Me Cut, Movie Burned
When ego tries to replay old drama, you cut the scene, burn the reel, and cancel the whole studio. Popcorn included—without the movie.
Saturday, August 23, 2025
Metaphorical Narrative
The ego drags you into a dusty old theater. Same film, same shaky reels, same predictable plot. The lights dim, the screen flickers, and suddenly you’re forced into yet another rerun of a story you never chose.
But this time you stand up, point to the projector booth, and shout: “Me cut!” The scene halts mid-frame. The reel stops turning. And then you walk straight into the booth, pull the film off its spool, and set it ablaze. The smoke curls upward as the old narrative dissolves into nothing.
No sequel. No late-night reruns. Just you, standing in the empty theater with a bucket of popcorn in hand—finally able to enjoy the quiet crunch without the noise of a movie that was never worth watching. 🍿
Core Insight
The ego thrives on replays. It wants to stitch together scraps of old pain and sell them back to you as a blockbuster. But you are the director, editor, and producer of your life. You don’t just stop the scene—you own the cutting rights. Burning the reel means refusing to let the same emotional charge hijack you again.
Saturday Experiment
- Next time an old drama starts rolling, whisper: “Me cut.” Visualize the tape burning.

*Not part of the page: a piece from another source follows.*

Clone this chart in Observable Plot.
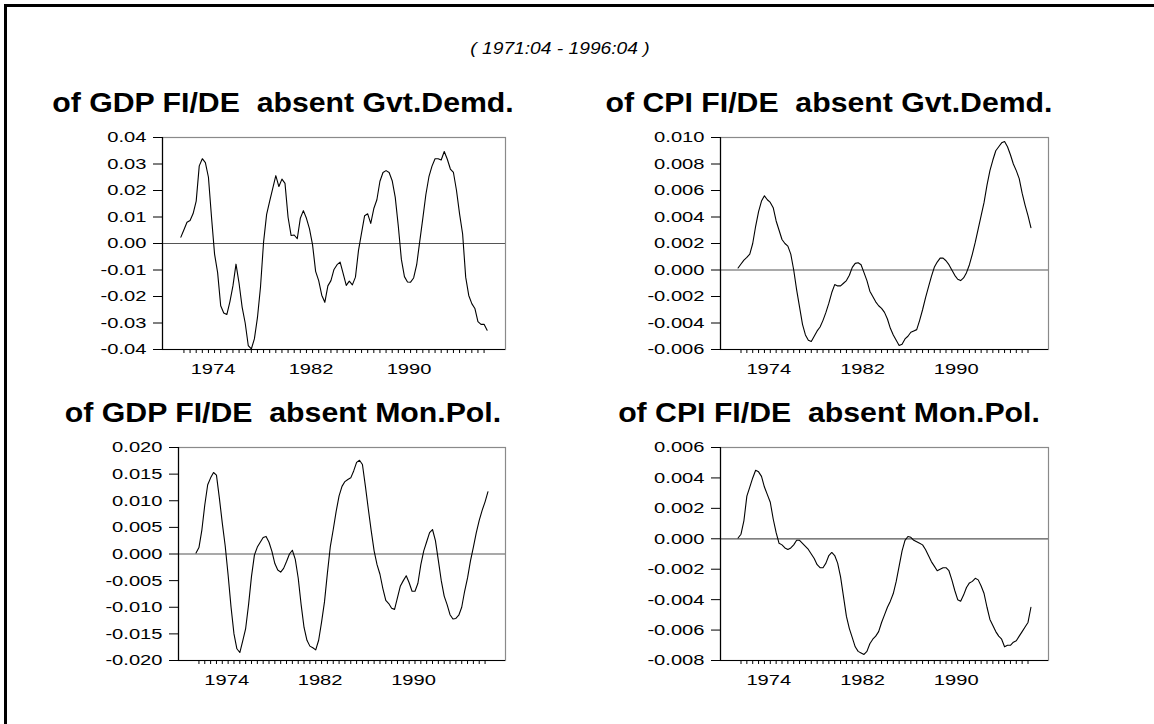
<!DOCTYPE html>
<html>
<head>
<meta charset="utf-8">
<script src="https://cdn.jsdelivr.net/npm/d3@7"></script>
<script src="https://cdn.jsdelivr.net/npm/@observablehq/plot@0.6"></script>
<style>
  html, body { margin: 0; padding: 0; background: #fff; }
  #page { position: relative; width: 1154px; height: 724px; overflow: hidden; background: #fff;
          font-family: Arial, "Liberation Sans", sans-serif; color: #000; }
  #frame { position: absolute; left: 4px; top: 4px; right: -10px; bottom: -10px;
           border-left: 3px solid #000; border-top: 3px solid #000; }
  .title { position: absolute; width: 600px; text-align: center; font-weight: bold;
           font-size: 27px; line-height: 27px; white-space: pre; transform: scaleX(1.12); transform-origin: 50% 50%; }
  .sub { position: absolute; width: 600px; text-align: center; font-style: italic;
         font-size: 16px; line-height: 16px; white-space: pre; transform: scaleX(1.2); transform-origin: 50% 50%; }
  .panel { position: absolute; }
</style>
</head>
<body>
<div id="page">
  <div id="frame"></div>
</div>
<script>
// ---------------- data ----------------
const sampleLabel = "( 1971:04 - 1996:04 )";
const startYear = 1971, startQuarter = 4; // first observation 1971:04
const yearLabels = [1974, 1982, 1990];

const titles = [
  "of GDP FI/DE  absent Gvt.Demd.",
  "of CPI FI/DE  absent Gvt.Demd.",
  "of GDP FI/DE  absent Mon.Pol.",
  "of CPI FI/DE  absent Mon.Pol."
];

// quarterly values 1971:04 .. 1996:04 (101 obs)
const gdpGvt = [
  0.0024, 0.0052, 0.0080, 0.0087, 0.0113, 0.0160, 0.0293, 0.0320, 0.0305, 0.0250,
  0.0100, -0.0040, -0.0110, -0.0235, -0.0262, -0.0268, -0.0220, -0.0160, -0.0078, -0.0150,
  -0.0240, -0.0300, -0.0385, -0.0398, -0.0360, -0.0280, -0.0164, 0.0005, 0.0110, 0.0160,
  0.0208, 0.0256, 0.0215, 0.0243, 0.0227, 0.0099, 0.0030, 0.0032, 0.0018, 0.0095,
  0.0124, 0.0095, 0.0055, -0.0005, -0.0105, -0.0140, -0.0195, -0.0222, -0.0160, -0.0140,
  -0.0098, -0.0080, -0.0070, -0.0114, -0.0158, -0.0142, -0.0156, -0.0127, -0.0026, 0.0040,
  0.0105, 0.0112, 0.0076, 0.0132, 0.0165, 0.0235, 0.0268, 0.0275, 0.0268, 0.0237,
  0.0174, 0.0065, -0.0060, -0.0125, -0.0145, -0.0146, -0.0130, -0.0080, 0.0008, 0.0095,
  0.0185, 0.0252, 0.0292, 0.0320, 0.0320, 0.0315, 0.0347, 0.0318, 0.0281, 0.0268,
  0.0200, 0.0112, 0.0036, -0.0127, -0.0196, -0.0227, -0.0245, -0.0295, -0.0305, -0.0305,
  -0.0327
];
const cpiGvt = [
  0.00015, 0.00045, 0.00075, 0.00095, 0.0012, 0.0020, 0.0033, 0.0044, 0.0052, 0.0056,
  0.0053, 0.0051, 0.0047, 0.0037, 0.0030, 0.0023, 0.0020, 0.0018, 0.0012, 0.0000,
  -0.0015, -0.0028, -0.0041, -0.0049, -0.0053, -0.0054, -0.0050, -0.0046, -0.0043, -0.0038,
  -0.0032, -0.0025, -0.0017, -0.0011, -0.0012, -0.0012, -0.0010, -0.0008, -0.0004, 0.0002,
  0.0005, 0.00055, 0.0004, -0.0002, -0.0008, -0.0016, -0.0020, -0.0024, -0.0027, -0.0029,
  -0.0032, -0.0037, -0.0044, -0.0049, -0.0053, -0.0057, -0.0056, -0.0052, -0.0050, -0.0047,
  -0.0046, -0.0045, -0.0038, -0.0030, -0.0021, -0.0013, -0.0005, 0.0002, 0.0006, 0.0009,
  0.0009, 0.0007, 0.0004, 0.0000, -0.0004, -0.0007, -0.0008, -0.0006, -0.0002, 0.0004,
  0.0012, 0.0021, 0.0031, 0.0041, 0.0051, 0.0064, 0.0075, 0.0083, 0.0090, 0.0093,
  0.0096, 0.0097, 0.0093, 0.0087, 0.0080, 0.0075, 0.0069, 0.0058, 0.0049, 0.0041,
  0.0032
];
const gdpMon = [
  0.0002, 0.0012, 0.0045, 0.0092, 0.0130, 0.0143, 0.0153, 0.0148, 0.0105, 0.0058,
  0.0015, -0.0040, -0.0100, -0.0150, -0.0178, -0.0185, -0.0163, -0.0140, -0.0095, -0.0042,
  -0.0002, 0.0013, 0.0022, 0.0031, 0.0033, 0.0022, 0.0005, -0.0018, -0.0030, -0.0034,
  -0.0027, -0.0014, 0.0000, 0.0007, -0.0010, -0.0045, -0.0095, -0.0138, -0.0162, -0.0173,
  -0.0176, -0.0180, -0.0162, -0.0128, -0.0090, -0.0036, 0.0014, 0.0046, 0.0080, 0.0109,
  0.0127, 0.0136, 0.0140, 0.0143, 0.0156, 0.0172, 0.0176, 0.0168, 0.0128, 0.0085,
  0.0044, 0.0006, -0.0020, -0.0038, -0.0065, -0.0087, -0.0093, -0.0102, -0.0104, -0.0082,
  -0.0060, -0.0050, -0.0041, -0.0054, -0.0070, -0.0070, -0.0055, -0.0020, 0.0006, 0.0023,
  0.0040, 0.0046, 0.0025, -0.0012, -0.0050, -0.0079, -0.0095, -0.0114, -0.0122, -0.0121,
  -0.0115, -0.0100, -0.0070, -0.0045, -0.0013, 0.0013, 0.0040, 0.0063, 0.0082, 0.0098,
  0.0117
];
const cpiMon = [
  0.00005, 0.0003, 0.0012, 0.0028, 0.0034, 0.0040, 0.0045, 0.0044, 0.0041, 0.0034,
  0.0029, 0.0024, 0.0013, 0.0004, -0.0003, -0.0004, -0.0006, -0.0007, -0.0006, -0.0004,
  -0.0001, -0.0001, -0.0003, -0.0005, -0.0007, -0.0010, -0.0013, -0.0017, -0.0019, -0.0019,
  -0.0016, -0.0011, -0.0009, -0.0011, -0.0016, -0.0025, -0.0038, -0.0051, -0.0059, -0.0065,
  -0.0071, -0.0074, -0.0075, -0.0076, -0.0074, -0.0069, -0.0066, -0.0064, -0.0061, -0.0055,
  -0.0050, -0.0045, -0.0041, -0.0036, -0.0028, -0.0018, -0.0008, -0.0001, 0.00015, 0.0001,
  -0.0001, -0.0002, -0.0003, -0.0004, -0.0007, -0.0011, -0.0015, -0.0018, -0.0021, -0.0020,
  -0.0019, -0.0019, -0.0021, -0.0027, -0.0034, -0.0040, -0.0041, -0.0037, -0.0032, -0.0029,
  -0.0028, -0.0026, -0.0027, -0.0031, -0.0036, -0.0045, -0.0053, -0.0057, -0.0061, -0.0064,
  -0.0066, -0.0071, -0.0070, -0.0070, -0.0068, -0.0067, -0.0064, -0.0061, -0.0058, -0.0055,
  -0.0045
];

const yTicksGdpGvt = [-0.04, -0.03, -0.02, -0.01, 0, 0.01, 0.02, 0.03, 0.04];
const yTicksCpiGvt = [-0.006, -0.004, -0.002, 0, 0.002, 0.004, 0.006, 0.008, 0.010];
const yTicksGdpMon = [-0.020, -0.015, -0.010, -0.005, 0, 0.005, 0.010, 0.015, 0.020];
const yTicksCpiMon = [-0.008, -0.006, -0.004, -0.002, 0, 0.002, 0.004, 0.006];

// ---------------- layout ----------------
const FONT = 'Arial, "Liberation Sans", sans-serif';
const TICK_STRETCH = 1.3;
const page = document.getElementById("page");

// observation index -> time
const n = gdpGvt.length;
const t0 = startYear + (startQuarter - 1) / 4; // 1971.75
const obs = d3.range(n).map(i => t0 + i / 4);

function addText(cls, text, cx, top) {
  const d = document.createElement("div");
  d.className = cls;
  d.textContent = text;
  d.style.left = (cx - 300) + "px";
  d.style.top = top + "px";
  page.appendChild(d);
}

function stretchTickLabels(svg, s) {
  svg.querySelectorAll("g[aria-label$='tick label'] text").forEach(t => {
    const tr = t.getAttribute("transform");
    if (tr) t.setAttribute("transform", tr + ` scale(${s},1)`);
    else {
      const x = +t.getAttribute("x") || 0;
      t.setAttribute("transform", `translate(${x},0) scale(${s},1) translate(${-x},0)`);
    }
  });
}

function panel(cfg) {
  const { values, ticks, decimals, svgLeft, svgTop, svgWidth, plotLeft, plotRight, plotTop, plotBottom } = cfg;
  const marginTop = plotTop - svgTop;
  const marginBottom = 45;
  const height = (plotBottom - plotTop) + marginTop + marginBottom;
  const xDomain = [t0 - 1.5, t0 + (n - 1) / 4 + 1.5];
  const yDomain = d3.extent(ticks);
  const minor = d3.range(1, n, 2).map(i => t0 + i / 4);
  const labelPos = yearLabels.map(y => y + 0.375);
  const chart = Plot.plot({
    width: svgWidth,
    height,
    marginLeft: plotLeft - svgLeft,
    marginRight: svgLeft + svgWidth - plotRight,
    marginTop,
    marginBottom,
    x: { domain: xDomain, axis: null },
    y: { domain: yDomain, axis: null },
    style: { fontFamily: FONT, fontSize: "15.5px", color: "#000", background: "transparent", overflow: "visible" },
    marks: [
      Plot.frame({ stroke: "#8a8a8a", strokeWidth: 1.2 }),
      Plot.ruleY([0], { stroke: "#555", strokeWidth: 1.2 }),
      Plot.lineY(values, { x: (d, i) => obs[i], y: d => d, stroke: "#000", strokeWidth: 1.1 }),
      Plot.ruleX([xDomain[0]], { stroke: "#000", strokeWidth: 1.2 }),
      Plot.ruleY([yDomain[0]], { stroke: "#000", strokeWidth: 1.2 }),
      Plot.axisY({ ticks, tickSize: 9, tickPadding: 7, tickFormat: d => d.toFixed(decimals), label: null, fontSize: 15.5, stroke: "#000" }),
      Plot.axisX({ ticks: minor, tickSize: 4, tickFormat: () => "", label: null, stroke: "#000" }),
      Plot.axisX({ ticks: labelPos, tickSize: 0, tickPadding: 13, tickFormat: d => String(Math.round(d - 0.375)), label: null, fontSize: 15.5 })
    ]
  });
  chart.classList.add("panel");
  chart.style.left = svgLeft + "px";
  chart.style.top = svgTop + "px";
  page.appendChild(chart);
  stretchTickLabels(chart, TICK_STRETCH);
}

addText("sub", sampleLabel, 560, 41);

const colL = 283, colR = 829;
addText("title", titles[0], colL, 90);
addText("title", titles[1], colR, 90);
addText("title", titles[2], colL, 400);
addText("title", titles[3], colR, 400);

panel({ values: gdpGvt, ticks: yTicksGdpGvt, decimals: 2, svgLeft: 0, svgTop: 117, svgWidth: 560,
        plotLeft: 162, plotRight: 505, plotTop: 137, plotBottom: 349 });
panel({ values: cpiGvt, ticks: yTicksCpiGvt, decimals: 3, svgLeft: 560, svgTop: 117, svgWidth: 594,
        plotLeft: 720, plotRight: 1048, plotTop: 137, plotBottom: 349 });
panel({ values: gdpMon, ticks: yTicksGdpMon, decimals: 3, svgLeft: 0, svgTop: 427, svgWidth: 560,
        plotLeft: 178, plotRight: 505, plotTop: 447, plotBottom: 660 });
panel({ values: cpiMon, ticks: yTicksCpiMon, decimals: 3, svgLeft: 560, svgTop: 427, svgWidth: 594,
        plotLeft: 720, plotRight: 1048, plotTop: 447, plotBottom: 660 });
</script>
</body>
</html>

- Sit back as if in a cinema seat—notice the silence when no film is playing.
- Eat something simple (popcorn, nuts, fruit) and savor it with no soundtrack of judgment or memory.
Sunday Reflection
- How does the third-person observer describe the moment you stopped the film?
- What tape did you burn that once seemed unburnable?
- How does the popcorn taste when it’s just popcorn—not a prop for a movie you never agreed to star in?